10 soldiers buried in Siachen avalanche, rescue ops on
03 Feb 2016
Indian helicopters and rescue teams were searching today for 10 soldiers missing in northern mountains and presumed trapped in an avalanche, in an area known as the battleground on the roof of the world.
The victims were missing in one of the world's most unforgiving environments, at an altitude of 19,600 feet (5,974 metres) on the Siachen Glacier that India and Pakistan have fought over intermittently for years, beginning in 1984.
The soldiers, including a junior commissioned officer, disappeared after an avalanche swept down the mountain striking their post, India's defence ministry said in a statement.
The soldiers were hit as they patrolled the glacier at an altitude of 5,800 metres, Colonel S D Goswami said.
"Rescue operations by specialized teams from the Army and Air Force are underway to rescue the soldiers," the ministry said.
The Siachen Glacier in the Karakorum range is known as the highest militarised zone in the world.
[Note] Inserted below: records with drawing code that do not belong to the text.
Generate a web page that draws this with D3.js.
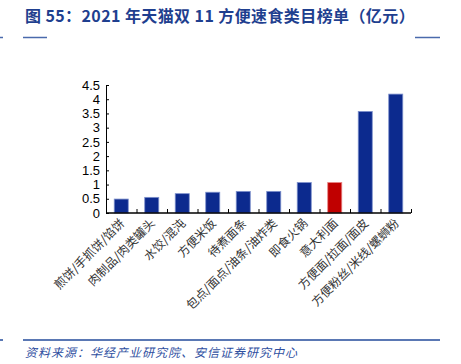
<!DOCTYPE html>
<html>
<head>
<meta charset="utf-8">
<script src="https://cdn.jsdelivr.net/npm/d3@7"></script>
<style>
  body { margin: 0; background: #fff; }
  svg { display: block; }
  .ytick text { font-family: "Liberation Sans", Arial, sans-serif; font-size: 13px; fill: #000; }
  .xlab { font-family: "Noto Sans CJK SC", sans-serif; font-size: 12px; fill: #333; }
</style>
</head>
<body>
<div id="chart"></div>
<script>
const categories = ["煎饼/手抓饼/馅饼", "肉制品/肉类罐头", "水饺/混沌", "方便米饭", "待煮面条",
                    "包点/面点/油条/油炸类", "即食火锅", "意大利面", "方便面/拉面/面皮", "方便粉丝/米线/螺蛳粉"];
const values = [0.49, 0.55, 0.68, 0.73, 0.76, 0.76, 1.07, 1.07, 3.57, 4.18];
const yTicks = [0, 0.5, 1, 1.5, 2, 2.5, 3, 3.5, 4, 4.5];
const highlight = "意大利面";

const svg = d3.select("#chart").append("svg").attr("width", 461).attr("height", 364);
const margin = {top: 85, left: 106, right: 50, bottom: 151};
const width = 461 - margin.left - margin.right,
      height = 364 - margin.top - margin.bottom;

// title
svg.append("text")
    .attr("x", 25).attr("y", 22)
    .attr("font-family", "'Noto Sans CJK SC', sans-serif")
    .attr("font-size", 16).attr("font-weight", "bold")
    .attr("letter-spacing", 0.4)
    .attr("fill", "#1f3f8f")
    .text("图 55：2021 年天猫双 11 方便速食类目榜单（亿元）");

[[0, 3], [23, 47], [415, 440]].forEach(s => {
  svg.append("line").attr("x1", s[0]).attr("x2", s[1]).attr("y1", 37.5).attr("y2", 37.5)
     .attr("stroke", "#4a6aac").attr("stroke-width", 1.5);
});

const g = svg.append("g").attr("transform", "translate(" + margin.left + "," + margin.top + ")");

const x = d3.scaleBand().domain(categories).range([0, width]).paddingInner(0.54).paddingOuter(0.27);
const xb = d3.scaleLinear().domain([0, categories.length]).range([0, width]);
const y = d3.scaleLinear().domain([0, 4.5]).range([height, 0]);

g.selectAll("rect.bar")
  .data(categories)
  .join("rect")
  .attr("class", "bar")
  .attr("x", d => x(d))
  .attr("width", x.bandwidth())
  .attr("y", (d, i) => y(values[i]))
  .attr("height", (d, i) => height - y(values[i]))
  .attr("fill", d => d === highlight ? "#c00000" : "#0c2a8e")
  .attr("stroke", d => d === highlight ? "#e88080" : "#7d90cc")
  .attr("stroke-width", 0.8);

// y axis
const yAxis = g.append("g").attr("class", "ytick")
  .call(d3.axisLeft(y).tickValues(yTicks).tickSize(-3).tickPadding(6).tickFormat(d3.format("")));
yAxis.select(".domain").attr("stroke", "#000");
yAxis.selectAll("line").attr("stroke", "#000");

// x axis
const xAxis = g.append("g").attr("transform", "translate(0," + height + ")")
  .call(d3.axisBottom(xb).tickValues(d3.range(1, categories.length + 1)).tickSize(-4).tickFormat(""));
xAxis.select(".domain").attr("d", "M0,0H" + width).attr("stroke", "#000").attr("stroke-width", 1.5);
xAxis.selectAll("line").attr("stroke", "#000");

g.selectAll("text.xlab")
  .data(categories)
  .join("text")
  .attr("class", "xlab")
  .attr("text-anchor", "end")
  .attr("transform", d => "translate(" + (x(d) + x.bandwidth() / 2 + 4) + "," + (height + 11) + ") rotate(-45)")
  .text(d => d);

// footer
svg.append("line").attr("x1", 0).attr("x2", 3).attr("y1", 340).attr("y2", 340)
   .attr("stroke", "#5a78b4").attr("stroke-width", 2);
svg.append("line").attr("x1", 23).attr("x2", 440).attr("y1", 340).attr("y2", 340)
   .attr("stroke", "#5a78b4").attr("stroke-width", 2);
svg.append("text")
    .attr("x", 25).attr("y", 357)
    .attr("font-family", "'Noto Sans CJK SC', sans-serif")
    .attr("font-size", 12).attr("font-style", "italic")
    .attr("letter-spacing", 1)
    .attr("fill", "#2f4f9f")
    .text("资料来源：华经产业研究院、安信证券研究中心");
</script>
</body>
</html>
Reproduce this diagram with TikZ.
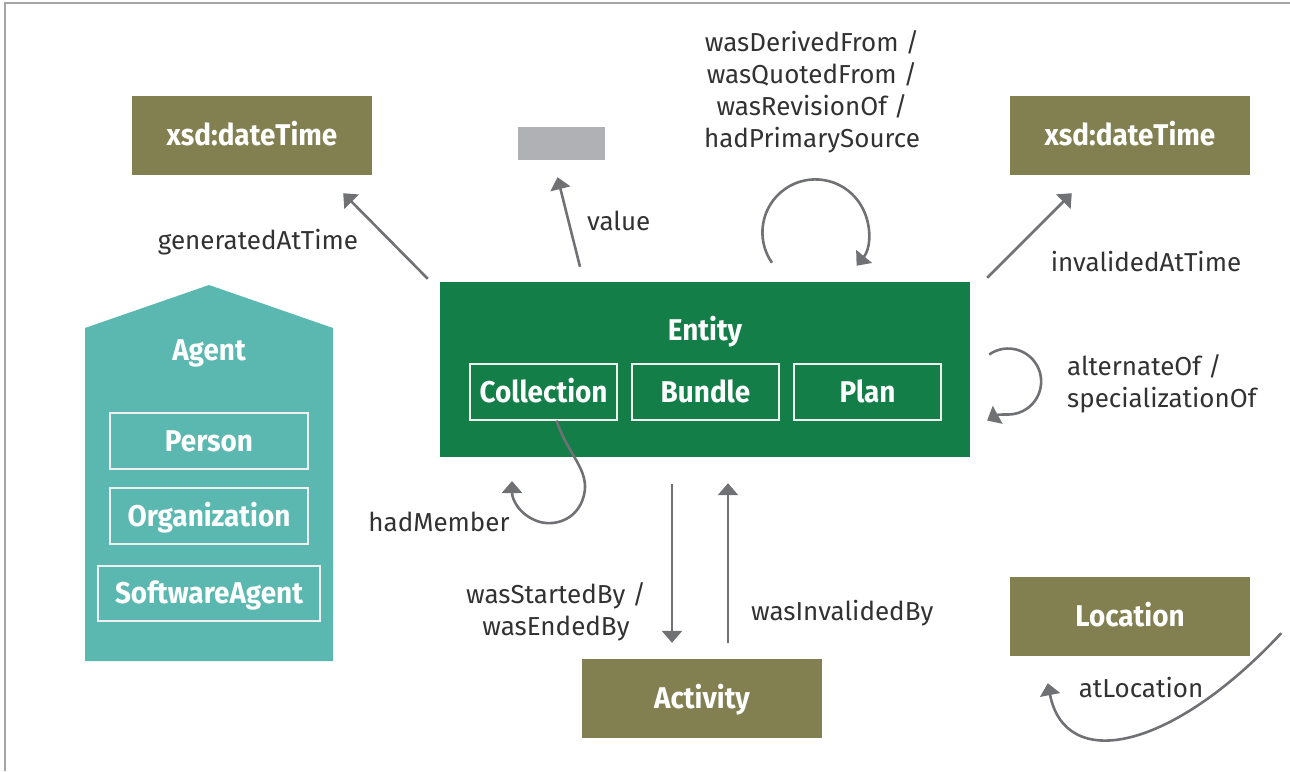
\documentclass[tikz,border=0pt]{standalone}
\usepackage{fontspec}
\setmainfont{Fira Sans}
\newfontfamily\classfont{Fira Sans}[FakeStretch=0.93]
\usetikzlibrary{arrows.meta,calc}

\definecolor{provolive}{RGB}{130,128,80}
\definecolor{provgreen}{RGB}{20,126,72}
\definecolor{provteal}{RGB}{91,184,176}
\definecolor{valgray}{RGB}{176,177,180}
\definecolor{arrgray}{RGB}{112,113,116}
\definecolor{labelgray}{RGB}{50,50,50}
\definecolor{framegray}{RGB}{165,165,165}

\begin{document}
\begin{tikzpicture}[x=1pt,y=-1pt,
  lbl/.style={font=\fontsize{26}{32}\selectfont, text=labelgray, inner sep=0pt},
  onelbl/.style={lbl, text height=18pt, text depth=0pt},
  boldtxt/.style={font=\classfont\fontsize{30}{34}\selectfont\bfseries, text=white, text height=20.5pt, text depth=0pt},
  cls/.style={fill=provolive, minimum width=240pt, minimum height=79pt, inner sep=0pt},
  sub/.style={draw=white!88!gray, line width=1.3pt, minimum height=56pt, inner sep=0pt},
  arr/.style={draw=arrgray, line width=2.6pt, -{Triangle[length=12pt,width=20pt]}},
]
\useasboundingbox (0,0) rectangle (1290,771);

% frame
\draw[framegray, line width=2.5pt] (5,771) -- (5,3) -- (1290,3);

% time literals and value
\node[cls] (dtgen) at (252,135.5) {};
\node[boldtxt] at (dtgen) {xsd:dateTime};
\node[cls] (dtinv) at (1130,135.5) {};
\node[boldtxt] at (dtinv) {xsd:dateTime};
\node[fill=valgray, minimum width=87pt, minimum height=33pt, inner sep=0pt] (val) at (561.5,143.5) {};

% entity with its subclasses
\node[fill=provgreen, minimum width=530pt, minimum height=175pt, inner sep=0pt] (entity) at (705,369.5) {};
\node[boldtxt] (entlbl) at (705,330) {Entity};
\node[sub, minimum width=147pt] (coll) at (543.5,392) {};
\node[boldtxt] at (coll) {Collection};
\node[sub, minimum width=147pt] (bundle) at (705.5,392) {};
\node[boldtxt] at (bundle) {Bundle};
\node[sub, minimum width=147pt] (plan) at (867.5,392) {};
\node[boldtxt] at (plan) {Plan};

% agent with its subclasses
\fill[provteal] (85,661) -- (85,328) -- (209,285) -- (333,328) -- (333,661) -- cycle;
\node[boldtxt] (agent) at (209,350) {Agent};
\node[sub, minimum width=198pt] (person) at (209,441) {};
\node[boldtxt] at (person) {Person};
\node[sub, minimum width=198pt] (org) at (209,516) {};
\node[boldtxt] at (org) {Organization};
\node[sub, minimum width=222pt, minimum height=55pt] (soft) at (209,593.5) {};
\node[boldtxt] at (soft) {SoftwareAgent};

% activity and location
\node[cls] (activity) at (702,698.5) {};
\node[boldtxt] at (activity) {Activity};
\node[cls] (location) at (1130,616.5) {};
\node[boldtxt] at (location) {Location};

% relations
\draw[arr] ([shift={(-12,-3)}]entity.north west) -- ([shift={(-29,18)}]dtgen.south east);
\node[onelbl] at (258,240) {generatedAtTime};

\draw[arr] ([shift={(-125,-15)}]entity.north) -- ([shift={(-4,17)}]val.south);
\node[onelbl, anchor=west] at (587,221) {value};

\draw[arr] ([shift={(17,-4)}]entity.north east) -- ([shift={(62,18)}]dtinv.south west);
\node[onelbl] at (1146,262) {invalidedAtTime};

\draw[arr] ([shift={(67,-19)}]entity.north) arc[start angle=145, end angle=399, radius=53];
\node[lbl, align=center] at (812,92) {wasDerivedFrom /\\wasQuotedFrom /\\wasRevisionOf /\\hadPrimarySource};

\draw[arr] ([shift={(19,-15)}]entity.east) arc[start angle=235, end angle=450, radius=33]
  .. controls +(-10,0) .. +(-21,6);
\node[lbl, align=left, anchor=west] at (1067,384) {alternateOf /\\specializationOf};

\draw[arr] ([xshift=13pt]coll.south) .. controls (568,455) and (590,470) .. (584,495)
  .. controls (578,520) and (555,526) .. (540,522)
  .. controls (520,516) and (512,500) .. (512,481);
\node[onelbl] at (439,522) {hadMember};

\draw[arr] ([shift={(-33,27)}]entity.south) -- ([shift={(-30,-16)}]activity.north);
\draw[arr] ([shift={(26,-16)}]activity.north) -- ([shift={(23,26)}]entity.south);
\node[lbl, align=center] at (556,612) {wasStartedBy /\\wasEndedBy};
\node[onelbl, anchor=west] at (751,611) {wasInvalidedBy};

\draw[arr] ([shift={(31,-23)}]location.south east) .. controls (1170,752) and (1065,772) .. ([shift={(38,27)}]location.south west);
\node[onelbl] at (1141,688) {atLocation};
\end{tikzpicture}
\end{document}
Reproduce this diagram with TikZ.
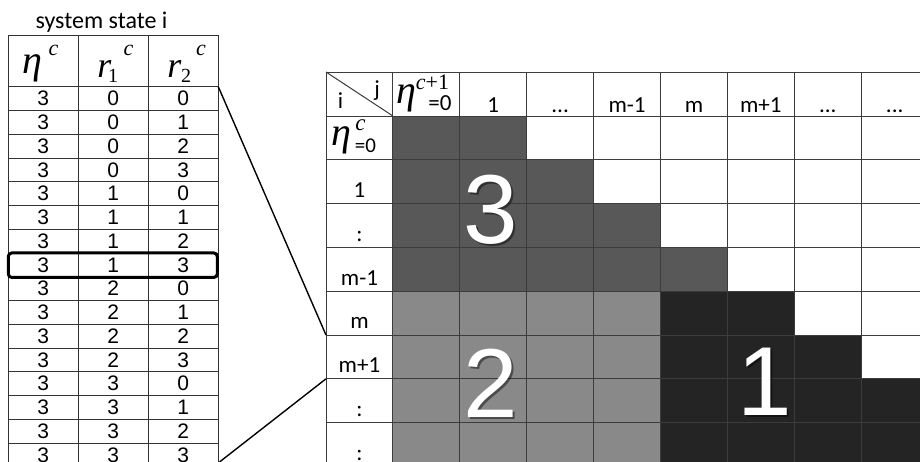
\documentclass[tikz,border=0pt]{standalone}
\usepackage{fontspec}
\setmainfont{Carlito}
\newfontfamily\arialf{Liberation Sans}
\newfontfamily\timesf{Liberation Serif}
\definecolor{dkc}{RGB}{88,88,88}
\definecolor{mdc}{RGB}{137,137,137}
\definecolor{bkc}{RGB}{36,36,36}
\definecolor{gridc}{RGB}{60,60,60}
\definecolor{ltgrid}{RGB}{50,50,50}
\tikzset{
  lbl/.style={anchor=base, inner sep=0pt, font=\fontsize{23}{23}\selectfont},
  dig/.style={anchor=center, inner sep=0pt, font=\arialf\fontsize{21}{21}\selectfont},
  bignum/.style={anchor=center, inner sep=0pt, text=white, font=\arialf\fontsize{98}{98}\selectfont},
  bigshadow/.style={bignum, text=black, opacity=0.45},
  conn/.style={draw=black, line width=1.4pt},
  gridline/.style={draw=gridc, line width=1pt},
  mth/.style={anchor=base, inner sep=0pt}
}
\begin{document}
\begin{tikzpicture}[x=1pt,y=-1pt]
\useasboundingbox (0,0) rectangle (920,461);
\fill[white] (0,0) rectangle (920,461);
\begin{scope}
\clip (0,0) rectangle (920,461);
% ---------- right table fills ----------
\fill[dkc] (392.9,116) rectangle (526.7,159.8);
\fill[dkc] (392.9,159.8) rectangle (593.6,203.6);
\fill[dkc] (392.9,203.6) rectangle (660.5,247.4);
\fill[dkc] (392.9,247.4) rectangle (727.4,291.2);
\fill[mdc] (392.9,291.2) rectangle (660.5,466.4);
\fill[bkc] (660.5,291.2) rectangle (794.3,335);
\fill[bkc] (660.5,335) rectangle (861.2,378.8);
\fill[bkc] (660.5,378.8) rectangle (928.1,466.4);
% grid
\foreach \i in {0,...,9} {
  \draw[gridline] ({326+66.9*\i},72) -- ({326+66.9*\i},470);
}
\foreach \yy in {72,116,159.8,203.6,247.4,291.2,335,378.8,422.6,466.4} {
  \draw[gridline] (326,\yy) -- (930,\yy);
}
% corner cell
\coordinate (cTL) at (326,72);
\coordinate (cBR) at (392.9,116);
\draw[gridline] (cTL) -- (cBR);
\node[lbl] (ci) at (340.5,108) {i};
\node[lbl] (cj) at (377,96) {j};
% column header c1
\node[mth] (h1eta) at (406,103) {\timesf\itshape\fontsize{40}{40}\selectfont η};
\node[mth] (h1sup) at (432.5,89) {\timesf\fontsize{22}{22}\selectfont\textit{c}+1};
\node[lbl] (h1eq) at (440,110) {=0};
% column headers
\node[lbl] (h2) at (493.25,112) {1};
\node[lbl] (h3) at (560.15,112) {...};
\node[lbl] (h4) at (627.05,112) {m-1};
\node[lbl] (h5) at (693.95,112) {m};
\node[lbl] (h6) at (760.85,112) {m+1};
\node[lbl] (h7) at (827.75,112) {...};
\node[lbl] (h8) at (894.65,112) {...};
% row header 0
\node[mth] (r0eta) at (341,145) {\timesf\itshape\fontsize{40}{40}\selectfont η};
\node[mth] (r0sup) at (360.5,130) {\timesf\itshape\fontsize{23}{23}\selectfont c};
\node[lbl, font=\fontsize{21}{21}\selectfont] (r0eq) at (365.5,152) {=0};
% row headers
\node[lbl] (r1) at (359.45,197.5) {1};
\node[lbl] (r2) at (359.45,241.5) {:};
\node[lbl] (r3) at (359.45,285) {m-1};
\node[lbl] (r4) at (359.45,328.5) {m};
\node[lbl] (r5) at (359.45,372.5) {m+1};
\node[lbl] (r6) at (359.45,416.5) {:};
\node[lbl] (r7) at (359.45,460.5) {:};
% big numbers
\node[bigshadow] at (492.5,212) {3};
\node[bignum] (n3) at (490.5,210) {3};
\node[bigshadow] at (493,385) {2};
\node[bignum] (n2) at (491,383) {2};
\node[bigshadow] at (767,384) {1};
\node[bignum] (n1) at (765,382) {1};
% ---------- left table ----------
\node[lbl, font=\fontsize{24}{24}\selectfont] (title) at (101.5,28) {system state i};
\foreach \xx in {8.3,78.3,148.3,218.3} {
  \draw[draw=ltgrid, line width=0.9pt] (\xx,35) -- (\xx,470);
}
\draw[draw=ltgrid, line width=0.9pt] (8.3,35) -- (218.3,35);
\foreach \k in {0,...,16} {
  \draw[draw=ltgrid, line width=0.9pt] (8.3,{86.7+23.75*\k}) -- (218.3,{86.7+23.75*\k});
}
\node[mth] (lEta) at (32,73) {\timesf\itshape\fontsize{40}{40}\selectfont η};
\node[mth] (lEtaC) at (53.5,55) {\timesf\itshape\fontsize{22}{22}\selectfont c};
\node[mth] (lR1) at (104.5,77) {\timesf\itshape\fontsize{36}{36}\selectfont r};
\node[mth] (lR1s) at (113,82) {\timesf\fontsize{20}{20}\selectfont 1};
\node[mth] (lR1c) at (128.5,55) {\timesf\itshape\fontsize{22}{22}\selectfont c};
\node[mth] (lR2) at (174.5,77) {\timesf\itshape\fontsize{36}{36}\selectfont r};
\node[mth] (lR2s) at (186,82) {\timesf\fontsize{20}{20}\selectfont 2};
\node[mth] (lR2c) at (201,55) {\timesf\itshape\fontsize{22}{22}\selectfont c};
\foreach \k in {0,...,15} {
  \pgfmathtruncatemacro{\aa}{int(\k/4)}
  \pgfmathtruncatemacro{\bb}{mod(\k,4)}
  \node[dig] (la\k) at (43.3,{98.6+23.75*\k}) {3};
  \node[dig] (lb\k) at (113.3,{98.6+23.75*\k}) {\aa};
  \node[dig] (lc\k) at (183.3,{98.6+23.75*\k}) {\bb};
}
\node[draw=black, line width=3pt, rounded corners=3.5pt, minimum width=209pt, minimum height=24.5pt, inner sep=0pt] (sel) at (112.8,265.2) {};
% connectors
\coordinate (ltA) at (218.3,86.7);
\coordinate (rtA) at (326,335);
\coordinate (ltB) at (219.5,462);
\coordinate (rtB) at (326,378.8);
\draw[conn] (ltA) -- (rtA);
\draw[conn] (ltB) -- (rtB);
\end{scope}
\end{tikzpicture}
\end{document}
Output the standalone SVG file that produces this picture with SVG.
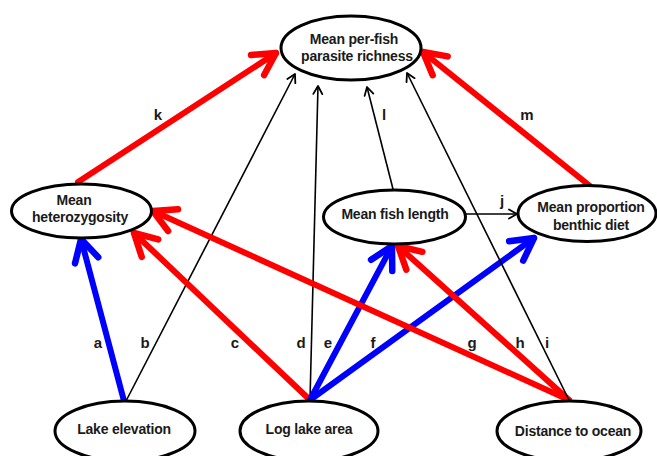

Thousands of Indian and Pakistani troops contest an area at altitudes above 20,000 feet where they must deal with altitude sickness, high winds, frostbite and temperatures as low as minus 60 degrees Celsius.
In January, four soldiers were killed by an avalanche, while last year another four died when their vehicle was buried under an avalanche near Leh, the main city of the high-altitude region known as Ladakh.
An estimated 8,000 troops have died on the glacier since 1984, almost all of them from avalanches, landslides, frostbite, altitude sickness or heart failure rather than combat.
Military experts say the inhospitable climate and avalanche-prone terrain have claimed more lives than gunfire. The strategic importance of the glacier is widely debated. Until 1984, neither side had troops permanently stationed there.
Both countries agree on a need to demilitarise the glacier, but attempts to reach any agreement have been unsuccessful.
Siachen is in the northern part of the disputed Himalayan region of Kashmir, the main source of the two nations' almost seven-decade-old hostilities and the cause of two of their three wars.
Nuclear-armed rivals India and Pakistan, which each administer a part of Kashmir but claim it in full, last fought over Siachen in 1987. But guns on the glacier have largely fallen silent since a peace process began in 2004.